Floyd will play outside linebacker in the 3-4, though Pace noted that he rushed inside at Georgia, too. Think Pernell McPhee, the Swiss Army knife defender signed away from the Ravens last offseason.

The Bears jumped at Floyd because they feared the Giants nab take him with the 10th pick. Pace called Buccaneers GM Jason Licht in the two days leading up to the draft and when they were on the clock.

Floyd, though, believed the Bears were his team.

“They showed me the most love out of any of the other teams I’ve been to,” he said on the phone.

Instead of attending the Auditorium Theatre downtown, Floyd stayed in Georgia — he wanted to be with family, and it was cheaper. He will fly to Halas Hall on Friday.

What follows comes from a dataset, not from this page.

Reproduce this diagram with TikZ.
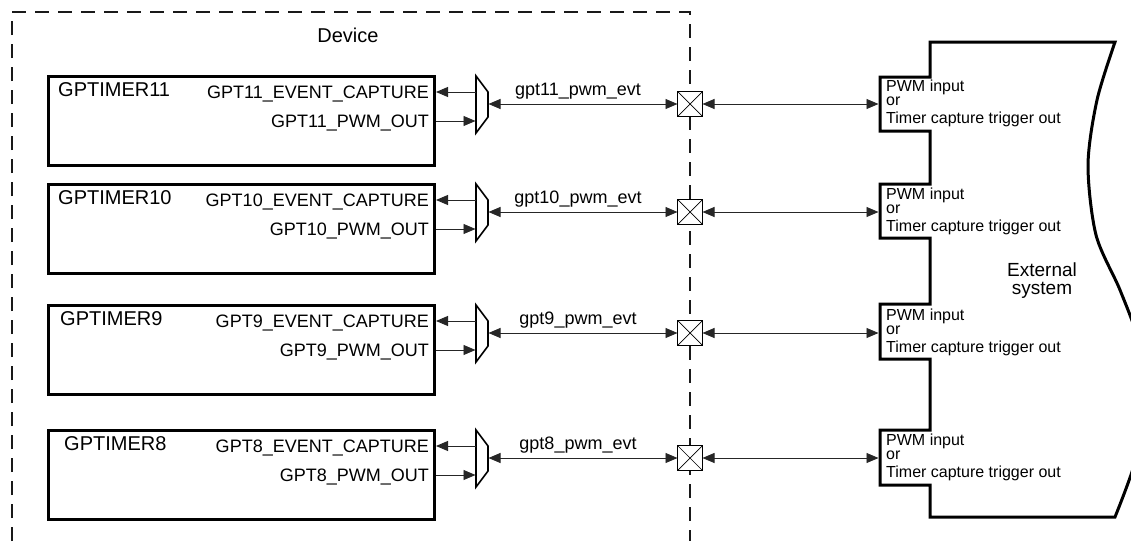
\documentclass[tikz,border=0pt]{standalone}
\usepackage{fontspec}
\setmainfont{Liberation Sans}
\usetikzlibrary{arrows.meta}
\begin{document}
\begin{tikzpicture}[x=1pt,y=-1pt,
  >={Triangle[length=12pt,width=10pt]},
  dev/.style={line width=1.8pt,dash pattern=on 14pt off 9pt,color=black!90},
  tb/.style={draw,line width=3pt,minimum width=386pt,minimum height=89pt,inner sep=0pt},
  mux/.style={line width=1.6pt,line join=miter},
  conn/.style={line width=0.9pt,color=black!85},
  xbox/.style={draw,fill=white,line width=0.9pt,minimum size=25pt,inner sep=0pt,outer sep=0pt},
  tlabel/.style={font=\fontsize{20}{22}\selectfont,inner sep=0pt},
  pinlbl/.style={font=\fontsize{18}{20}\selectfont,inner sep=0pt},
  evt/.style={font=\fontsize{18}{20}\selectfont,inner sep=0pt},
  portlbl/.style={font=\fontsize{16}{18}\selectfont,inner sep=0pt,anchor=base west},
  ext/.style={line width=3pt,line join=miter},
  biglbl/.style={font=\fontsize{20}{22}\selectfont,inner sep=0pt}]
\useasboundingbox (0,0) rectangle (1131,541);
\clip (0,0) rectangle (1131,541);
% device boundary
\draw[dev] (12,541) -- (12,12) -- (690,12) -- (690,541);
\node[biglbl,anchor=base] (devlbl) at (348,42) {Device};
% external system
\draw[ext] (930,42) -- plot[smooth] coordinates {(1115,42) (1097,100) (1088,165) (1096,235) (1120,290) (1138,340) (1146,400) (1135,462) (1115,517)}
  -- (930,517) -- (930,485) -- (880,485) -- (880,430) -- (930,430)
  -- (930,359) -- (880,359) -- (880,304) -- (930,304)
  -- (930,238) -- (880,238) -- (880,184) -- (930,184)
  -- (930,131) -- (880,131) -- (880,77) -- (930,77) -- cycle;
\node[biglbl,font=\fontsize{19}{21}\selectfont,anchor=base] (ext1) at (1042,276) {External};
\node[biglbl,font=\fontsize{19}{21}\selectfont,anchor=base] (ext2) at (1042,294) {system};
% rows
\foreach \n/\E/\gx in {11/104/58,10/212/58,9/333/60,8/458/64}{
  \node[tb,anchor=north west] (t\n) at (47,\E-29) {};
  \node[tlabel,anchor=base west] (tl\n) at (\gx,\E-8) {GPTIMER\n};
  \node[pinlbl,anchor=base east] (cl\n) at (429,\E-6) {GPT\n\_EVENT\_CAPTURE};
  \node[pinlbl,anchor=base east] (pl\n) at (429,\E+23.5) {GPT\n\_PWM\_OUT};
  \coordinate (mtl\n) at (476,\E-28);
  \coordinate (mtr\n) at (488,\E-12);
  \coordinate (mbr\n) at (488,\E+13);
  \coordinate (mbl\n) at (476,\E+29);
  \draw[mux] (mtl\n) -- (mtr\n) -- (mbr\n) -- (mbl\n) -- cycle;
  \coordinate (mc\n) at (475.5,\E-12);
  \coordinate (mp\n) at (475.5,\E+17);
  \coordinate (mo\n) at (488.5,\E);
  \draw[conn,->] (mc\n) -- (mc\n -| t\n.east);
  \draw[conn,->] (mp\n -| t\n.east) -- (mp\n);
  \node[xbox] (x\n) at (690,\E) {};
  \draw[line width=0.7pt] (x\n.north west) -- (x\n.south east) (x\n.north east) -- (x\n.south west);
  \draw[conn,<->] (mo\n) -- (x\n.west);
  \node[evt,anchor=base] (el\n) at (578,\E-9) {gpt\n\_pwm\_evt};
  \coordinate (pa\n) at (878.5,\E);
  \draw[conn,<->] (x\n.east) -- (pa\n);
  \node[portlbl] (pw\n) at (886,\E-13) {PWM input};
  \node[portlbl] (po\n) at (886,\E+1) {or};
  \node[portlbl] (pt\n) at (886,\E+19) {Timer capture trigger out};
}
\end{tikzpicture}
\end{document}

Skeptics said Floyd needed to improve his strength to handle the NFL run game, and Floyd acknowledges as much. He was a pass-rush specialist in college, leading the Bulldogs with 4 ½ sacks last year.

The Bears have done body analysis on Floyd, but say they’ll keep him around 240 pounds or so.

“When you see him playing the run on the edge of the defense, he uses his hands really well and he plays with such great separation that it’s hard for guys to get into him,” Pace said. “I think that helps him a lot even though he’s a little thinner framed.”

At the NFL Scouting Combine, he ran a 4.60 40-yard dash, jumped 39.5 inches high and 127 inches across. The Bears are intrigued by his arm length, too — they’re 33 1/8 inches.

“Arm length, we find, is critical for almost every single position,” Pace said.

The Bears are banking on that, and other measurables, as they continue to build Fox a collection of pass-rushers.

“(He) brings some juice to our defense that we need,” Pace said, “and will definitely help our pass rush.”